Menyikapi permasalahan tersebut, KPK merekomendasikan Diktiristek dan juga MRPTNI untuk mengingatkan setiap perguruan tinggi agar setiap pemungutan yang dilakukan bersifat sah. Johanis Tanak mengatakan, pemungutan biaya dimungkinkan selama digunakan sesuai kepentingan dan aturan yang sesuai dengan UU No. 12 tahun 2012 tentang Pendidikan Tinggi.

“Rektor tidak perlu paranoid, yang penting menjalankan sesuai koridor hukum,” pesan Tanak.

Selain itu, KPK juga merekomendasikan agar perguruan tinggi meminta advice dengan memanfaatkan Lembaga Bantuan Hukum (LBH) di masing-masing perguruan tinggi. Secara paralel, KPK melalui Kedeputian Pendidikan dan Peran Serta Masyarakat juga dapat membantu memberikan masukan sebagai upaya mencegah terjadinya korupsi.

Wakil Ketua KPK Nurul Ghufron menambahkan, rekomendasi perbaikan lainnya yang disampaikan KPK terkait dengan status mahasiswa yang dikenakan biaya SPI. Ini diperlukan agar adanya kriteria yang jelas dan berlandaskan hukum. “Nomenklaturnya pelu diperluas terkait yang wajib membayar SPI, kemudian diatur dan dirumuskan dalam peraturan perundang-undangan,” katanya.

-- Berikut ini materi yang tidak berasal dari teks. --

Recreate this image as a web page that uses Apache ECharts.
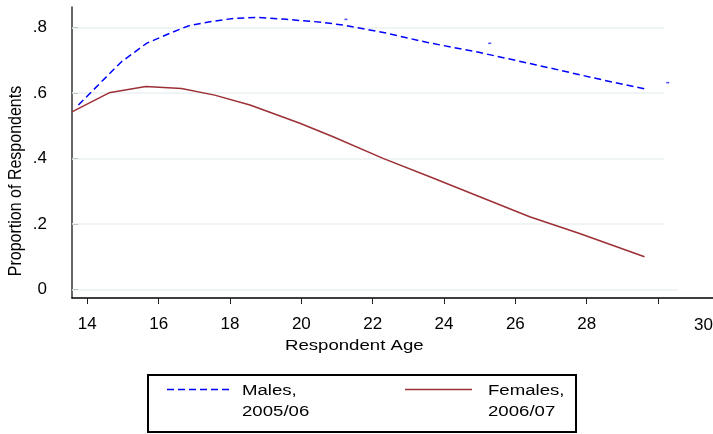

Sementara Direktur Monitoring KPK Agung Yudha Wibowo menambahkan, persoalan yang terjadi juga ada di berbagai sektor, tidak hanya di pendidikan saja. Ia menjelaskan, khusus untuk sektor pendidikan, KPK tengah menyusun kajian yang nantinya akan segera dikoordinasikan dengan Diktiristek.

“Rekomendasi dan hasil kajian berisi rekomendasi perbaikan dalam perspektif antikorupsi. Kami berharap dengan Diktiristek dapat berbagi tugas untuk menemukan dampak dari persoalan yang terjadi. Lalu mencari solusi dan ditunjang juga oleh legalitas dan regulasi agar akuntabel,” pungkasnya.